Jane Austen was born in 1775, the seventh of eight children of the Rev George Austen and his wife Cassandra.

Among recent novels that attempt to cash in on the success of the novel are Pride and Prejudice and Zombies and the newer and even more worrying Fifty Shades of Mr Darcy: A Parody, by William Codpiece Thwackery. Doesn't anybody have their own ideas any more?

Happily Ever After: Celebrating Jane Austen's Pride and Prejudice, by Susannah Fullerton, was published last week by Frances Lincoln, and makes a case for "why Elizabeth Bennet is the most charming heroine in literature", "why Mr Darcy has been voted the most romantic hero of all time", and why it is so frequently voted top in "favourite novels of all time" polls. Fullerton might be considered a bit of an Austen nut: among her other books are Jane Austen and Crime and A Dance With Jane Austen. She is the President of the Jane Austen Society Australia.
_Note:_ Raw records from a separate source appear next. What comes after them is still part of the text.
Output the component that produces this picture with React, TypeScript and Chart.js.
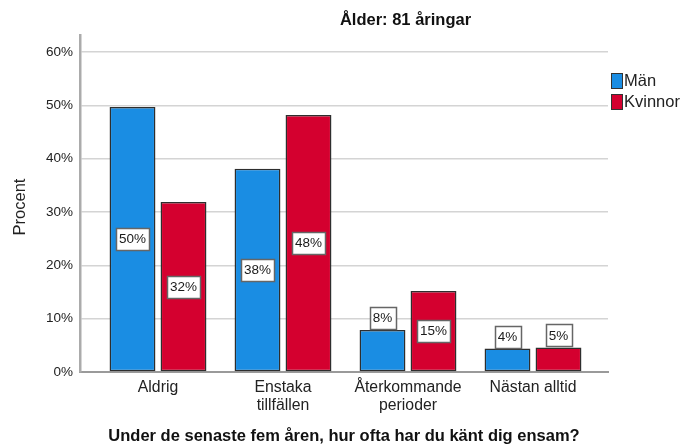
import React, { useEffect, useRef } from "react";
import { Chart, registerables } from "chart.js";

Chart.register(...registerables);

const chartTitle = "Ålder: 81 åringar";
const xTitle = "Under de senaste fem åren, hur ofta har du känt dig ensam?";
const yTitle = "Procent";
const categories: string[][] = [
  ["Aldrig"],
  ["Enstaka", "tillfällen"],
  ["Återkommande", "perioder"],
  ["Nästan alltid"],
];
const seriesNames = ["Män", "Kvinnor"];
const manValues = [49.7, 38.1, 7.9, 4.4];
const kvinnorValues = [31.9, 48.2, 15.2, 4.6];
const yTickValues = [0, 10, 20, 30, 40, 50, 60];
const seriesColors = ["#1A8DE3", "#D4002F"];

const FONT = "'Liberation Sans', Arial, sans-serif";

const overlayPlugin = {
  id: "overlay",
  afterDatasetsDraw(chart: any) {
    const ctx = chart.ctx as CanvasRenderingContext2D;
    ctx.save();
    ctx.font = `13.5px ${FONT}`;
    ctx.textAlign = "center";
    ctx.textBaseline = "middle";
    chart.data.datasets.forEach((ds: any, di: number) => {
      const meta = chart.getDatasetMeta(di);
      meta.data.forEach((el: any, i: number) => {
        const v = ds.data[i].y;
        const txt = Math.round(v) + "%";
        const tw = ctx.measureText(txt).width;
        const w = Math.round(tw + 6);
        const h = 22;
        const barH = el.base - el.y;
        let cy: number;
        if (barH > 60) cy = (el.y + el.base) / 2;
        else cy = el.y - 1 - h / 2;
        const x0 = Math.round(el.x - w / 2) + 0.5;
        const y0 = Math.round(cy - h / 2) + 0.5;
        ctx.fillStyle = "#ffffff";
        ctx.fillRect(x0, y0, w, h);
        ctx.strokeStyle = "#666666";
        ctx.lineWidth = 1.5;
        ctx.strokeRect(x0, y0, w, h);
        ctx.fillStyle = "#1a1a1a";
        ctx.fillText(txt, el.x, cy + 0.5);
      });
    });
    ctx.restore();
  },
  afterDraw(chart: any) {
    const ctx = chart.ctx as CanvasRenderingContext2D;
    const area = chart.chartArea;
    ctx.save();
    ctx.fillStyle = "#111111";
    ctx.textAlign = "center";
    ctx.textBaseline = "middle";
    ctx.font = `bold 16.5px ${FONT}`;
    ctx.fillText(chartTitle, 405.5, 20);
    ctx.fillText(xTitle, (area.left + area.right) / 2, 436);

    ctx.save();
    ctx.translate(20, 207);
    ctx.rotate(-Math.PI / 2);
    ctx.font = `16.5px ${FONT}`;
    ctx.fillStyle = "#222222";
    ctx.fillText(yTitle, 0, 0);
    ctx.restore();

    ctx.font = `16.5px ${FONT}`;
    ctx.textAlign = "left";
    seriesNames.forEach((name, i) => {
      const by = 73.5 + i * 21;
      ctx.fillStyle = seriesColors[i];
      ctx.fillRect(611.5, by, 11, 15);
      ctx.strokeStyle = "#333333";
      ctx.lineWidth = 1;
      ctx.strokeRect(611.5, by, 11, 15);
      ctx.fillStyle = "#222222";
      ctx.fillText(name, 624, by + 8);
    });
    ctx.restore();
  },
};

export default function App() {
  const canvasRef = useRef<HTMLCanvasElement | null>(null);

  useEffect(() => {
    if (!canvasRef.current) return;
    const makeDs = (vals: number[], i: number) => ({
      label: seriesNames[i],
      data: vals.map((v, k) => ({ x: k, y: v })),
      backgroundColor: seriesColors[i],
      borderColor: "#2e2e2e",
      borderWidth: 1.5,
      borderSkipped: false,
      categoryPercentage: 0.816,
      barPercentage: 0.9,
    });
    const chart = new Chart(canvasRef.current, {
      type: "bar",
      data: {
        datasets: [makeDs(manValues, 0), makeDs(kvinnorValues, 1)],
      },
      options: {
        animation: false,
        responsive: false,
        devicePixelRatio: 1,
        layout: { padding: { top: 35, right: 74, left: 0, bottom: 0 } },
        plugins: {
          legend: { display: false },
          tooltip: { enabled: false },
          title: { display: false },
        },
        scales: {
          x: {
            type: "linear",
            offset: false,
            min: -0.624,
            max: 3.6,
            grid: { display: false, drawTicks: false, offset: false },
            border: { display: true, color: "#9a9a9a", width: 2 },
            afterBuildTicks: (s: any) => {
              s.ticks = categories.map((_, i) => ({ value: i }));
            },
            afterFit: (s: any) => {
              s.height = 76;
            },
            ticks: {
              padding: 7,
              autoSkip: false,
              maxRotation: 0,
              color: "#222222",
              font: { family: FONT, size: 15.8, lineHeight: 1.12 },
              callback: (v: any) => categories[Math.round(Number(v))] ?? "",
            },
          },
          y: {
            type: "linear",
            min: 0,
            max: 63.2,
            grid: { color: "#d4d4d4", lineWidth: 1.5, drawTicks: false },
            border: { display: true, color: "#ababab", width: 2.5 },
            afterBuildTicks: (s: any) => {
              s.ticks = yTickValues.map((v) => ({ value: v }));
            },
            afterFit: (s: any) => {
              s.width = 80;
            },
            ticks: {
              padding: 7,
              color: "#222222",
              font: { family: FONT, size: 13.5 },
              callback: (v: any) => v + "%",
            },
          },
        },
      },
      plugins: [overlayPlugin],
    } as any);
    return () => chart.destroy();
  }, []);

  return (
    <div style={{ position: "absolute", left: 0, top: 0, width: 682, height: 448, background: "#ffffff" }}>
      <canvas ref={canvasRef} width={682} height={448} style={{ display: "block" }} />
    </div>
  );
}
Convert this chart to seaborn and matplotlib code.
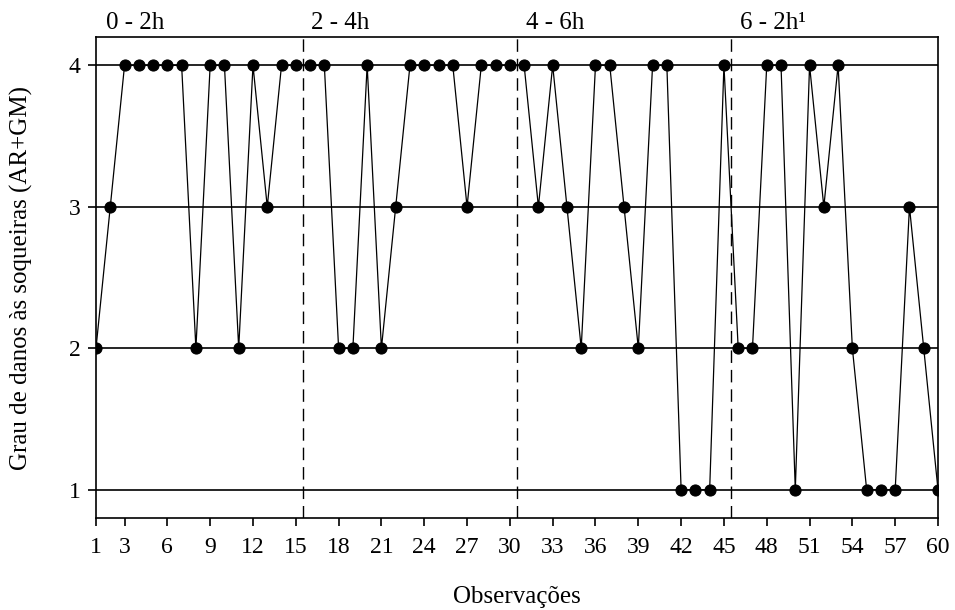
import numpy as np
import pandas as pd
import matplotlib
matplotlib.use("Agg")
import matplotlib.pyplot as plt
import seaborn as sns

# Data
observacoes = list(range(1, 61))
grau = [2, 3, 4, 4, 4, 4, 4, 2, 4, 4,
        2, 4, 3, 4, 4, 4, 4, 2, 2, 4,
        2, 3, 4, 4, 4, 4, 3, 4, 4, 4,
        4, 3, 4, 3, 2, 4, 4, 3, 2, 4,
        4, 1, 1, 1, 4, 2, 2, 4, 4, 1,
        4, 3, 4, 2, 1, 1, 1, 3, 2, 1]
x_ticks = [1, 3, 6, 9, 12, 15, 18, 21, 24, 27, 30, 33, 36, 39, 42, 45, 48, 51, 54, 57, 60]
y_ticks = [1, 2, 3, 4]
periodos = ["0 - 2h", "2 - 4h", "4 - 6h", "6 - 2h\u00b9"]
periodo_inicio = [1.7, 16.1, 31.1, 46.1]
divisores = [15.5, 30.5, 45.5]

df = pd.DataFrame({"Observações": observacoes, "Grau": grau})

sns.set_theme(style="ticks")
plt.rcParams["font.family"] = ["Liberation Serif", "DejaVu Serif"]
plt.rcParams["text.color"] = "black"
plt.rcParams["axes.labelcolor"] = "black"
plt.rcParams["xtick.color"] = "black"
plt.rcParams["ytick.color"] = "black"

fig = plt.figure(figsize=(9.55, 6.1), dpi=100)
ax = fig.add_axes([96 / 955, 1 - 518 / 610, (938 - 96) / 955, (518 - 37) / 610])

for yv in y_ticks:
    ax.axhline(yv, color="black", lw=1.2, zorder=1)
for xv in divisores:
    ax.axvline(xv, color="black", lw=1.0, ls=(0, (9, 5)), zorder=1)

sns.lineplot(data=df, x="Observações", y="Grau", ax=ax, color="black",
             lw=0.9, marker="o", markersize=8, markeredgecolor="black",
             markerfacecolor="black", zorder=3)

ax.set_xlim(1, 60)
ax.set_ylim(0.8, 4.2)
ax.set_xticks(x_ticks)
ax.set_xticklabels([str(t) for t in x_ticks])
ax.set_yticks(y_ticks)
ax.set_yticklabels([str(t) for t in y_ticks])
ax.tick_params(axis="both", direction="out", length=6, width=1.2, labelsize=17)
ax.tick_params(axis="x", pad=8)
ax.tick_params(axis="y", pad=5)

for sp in ax.spines.values():
    sp.set_visible(True)
    sp.set_color("black")
    sp.set_linewidth(1.2)

ax.set_xlabel("Observações", fontsize=18, labelpad=20)
ax.set_ylabel("Grau de danos às soqueiras (AR+GM)", fontsize=18, labelpad=26)

for lab, x0 in zip(periodos, periodo_inicio):
    ax.text(x0, 4.22, lab, fontsize=18, ha="left", va="bottom")

fig.savefig("out.png", dpi=100, facecolor="white")
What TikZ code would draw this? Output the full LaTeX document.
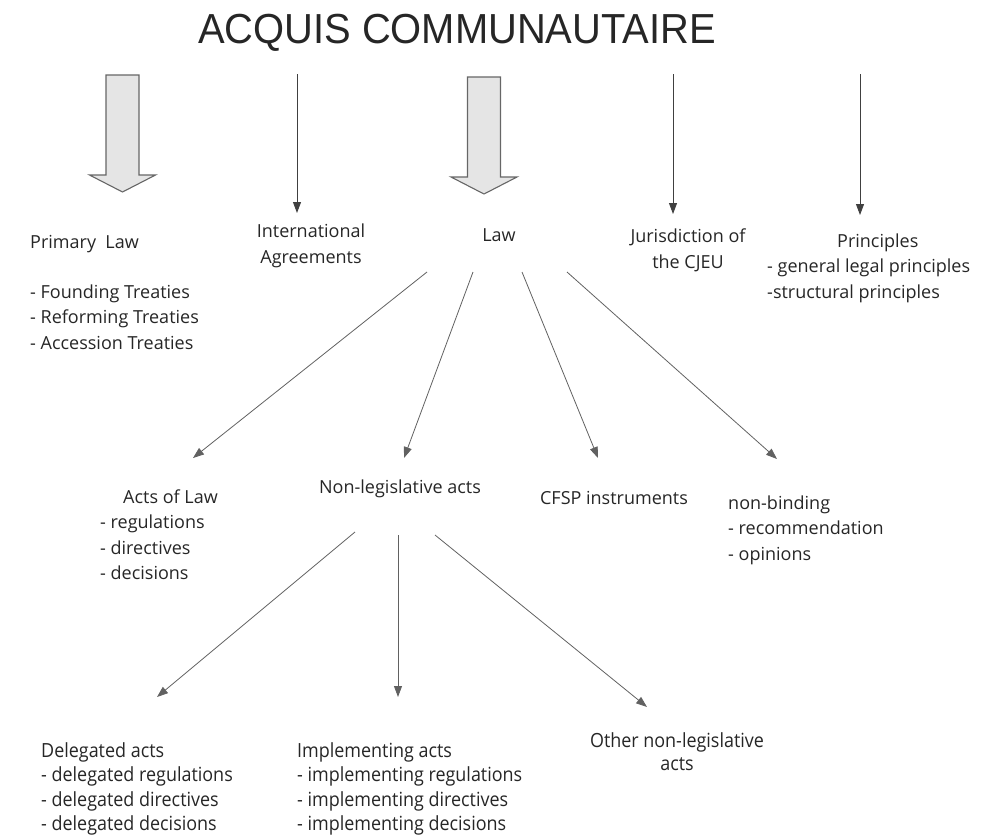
\documentclass[tikz,border=0pt]{standalone}
\usepackage{fontspec}
\setmainfont{Open Sans}
\newfontfamily\titlefont{Liberation Sans}
\usetikzlibrary{arrows.meta}
\usetikzlibrary{calc}

\begin{document}
\begin{tikzpicture}[
    x=1pt, y=-1pt,
    txt/.style={inner sep=0pt, font=\fontsize{18}{25.5}\selectfont, align=left, text=black!85},
    lowtxt/.style={txt, font=\fontsize{19.5}{24.5}\selectfont, xscale=0.92},
    thinarrow/.style={-{Triangle[length=11pt, width=8pt]}, draw=black!75, line width=0.9pt},
    branch/.style={-{Triangle[length=11pt, width=8pt]}, draw=black!62, line width=0.8pt},
    blockarrow/.style={fill=black!10, draw=black!60, line width=1.1pt, line join=miter}
  ]
  \useasboundingbox (0,0) rectangle (984,835);

  % Titel
  \node[inner sep=0pt, anchor=base, xscale=0.95, text=black!85,
        font=\titlefont\fontsize{42}{42}\selectfont] (title) at (457,43) {ACQUIS COMMUNAUTAIRE};

  % Blockpfeile
  \foreach \cx/\ty in {122.5/75, 484/77}
    \draw[blockarrow] (\cx-16.5,\ty) -- (\cx+16.5,\ty) -- (\cx+16.5,\ty+100) -- (\cx+33,\ty+100)
      -- (\cx,\ty+117) -- (\cx-33,\ty+100) -- (\cx-16.5,\ty+100) -- cycle;

  % Erste Ebene (Basislinie der letzten Zeile)
  \node[txt, anchor=base west] (pl) at (30,349)
    {Primary\ \ Law\\[24.5pt]- Founding Treaties\\- Reforming Treaties\\- Accession Treaties};
  \node[txt, align=center, anchor=base] (ia) at (311,263) {International\\Agreements};
  \node[txt, anchor=base] (law) at (499,241) {Law};
  \node[txt, align=center, anchor=base] (cj) at (688,268) {Jurisdiction of\\the CJEU};
  \node[txt, anchor=base west] (pr) at (767,298)
    {\hspace*{70pt}Principles\\- general legal principles\\-structural principles};

  % duenne Pfeile
  \coordinate (ia-top) at (297,74);  \coordinate (ia-in) at (297,213);
  \coordinate (cj-top) at (673,74);  \coordinate (cj-in) at (673,214);
  \coordinate (pr-top) at (860,74);  \coordinate (pr-in) at (860,215);
  \foreach \n in {ia, cj, pr}
    \draw[thinarrow] (\n-top) -- (\n-in);

  % Zweite Ebene
  \node[txt, anchor=base west] (al) at (100,579.5)
    {\hspace*{23pt}Acts of Law\\- regulations\\- directives\\- decisions};
  \node[txt, anchor=base] (nl) at (400,493) {Non-legislative acts};
  \node[txt, anchor=base] (cf) at (614,504) {CFSP instruments};
  \node[txt, anchor=base west] (nb) at (728,560) {non-binding\\- recommendation\\- opinions};

  \coordinate (law-1) at (427,272);  \coordinate (al-in) at (193,458);
  \coordinate (law-2) at (473,272);  \coordinate (nl-in) at (404,458);
  \coordinate (law-3) at (522,272);  \coordinate (cf-in) at (598,458);
  \coordinate (law-4) at (567,272);  \coordinate (nb-in) at (777,459);
  \draw[branch] (law-1) -- (al-in);
  \draw[branch] (law-2) -- (nl-in);
  \draw[branch] (law-3) -- (cf-in);
  \draw[branch] (law-4) -- (nb-in);

  % Dritte Ebene
  \node[lowtxt, anchor=base west] (da) at (41,830.5)
    {Delegated acts\\- delegated regulations\\- delegated directives\\- delegated decisions};
  \node[lowtxt, anchor=base west] (im) at (297,830.5)
    {Implementing acts\\- implementing regulations\\- implementing directives\\- implementing decisions};
  \node[lowtxt, align=center, anchor=base] (on) at (677,770) {Other non-legislative\\[-1.5pt]acts};

  \coordinate (nl-1) at (355,532);  \coordinate (da-in) at (157,697);
  \coordinate (nl-2) at (398,535);  \coordinate (im-in) at (398,697);
  \coordinate (nl-3) at (435,535);  \coordinate (on-in) at (647,707);
  \draw[branch] (nl-1) -- (da-in);
  \draw[branch] (nl-2) -- (im-in);
  \draw[branch] (nl-3) -- (on-in);
\end{tikzpicture}
\end{document}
Likewise, Paula Byrne is the author of Jane Austen and the Theatre (2002) and in 2011 made a BBC2 documentary about her discovery of probably the only professional portrait of Austen painted from life. Her new book, The Real Jane Austen: A Life in Small Things (HarperPress, 21 January), explores the influences on Austen's life and work, including Bath, her brothers, and her beautifully handwritten, vellum notebooks.

Austen's writing desk, and one of her notebooks, are usually on display at the British Library in London.

Mr Darcy is often called "the most romantic hero of all time" but his proposal of marriage to Elizabeth Bennet is anything but. The actual proposal is so offensive that the novel leaves it off stage, but Austen does record that "his sense of her inferiority – of its being a degradation ... was very unlikely to recommend his suit". What we do know is that he begins by stammering: "In vain I have struggled. It will not do. My feelings will not be repressed. You must allow me to tell you how ardently I admire and love you."

There are Jane Austen Societies all over the world, from Boston to Buenos Aires.

Actresses who have played Elizabeth Bennet on screen include: Greer Garson (opposite Laurence Olivier) in 1940; Elizabeth Garvie in 1980; Jennifer Ehle in 1995; and Keira Knightley in 2005. Celia Johnson took the role on stage in 1936, and Aishwarya Rai in a Bollywood version, Bride and Prejudice, in 2004. There is also a Japanese comic version, a modern-day New York version, and an Israeli six-part TV mini-series set in Galilee.

In the BBC's best-loved novel poll in 2003, Pride and Prejudice came second (behind The Lord of the Rings). However, it was Australia's favourite book in a 2008 survey of more than 15,000 readers.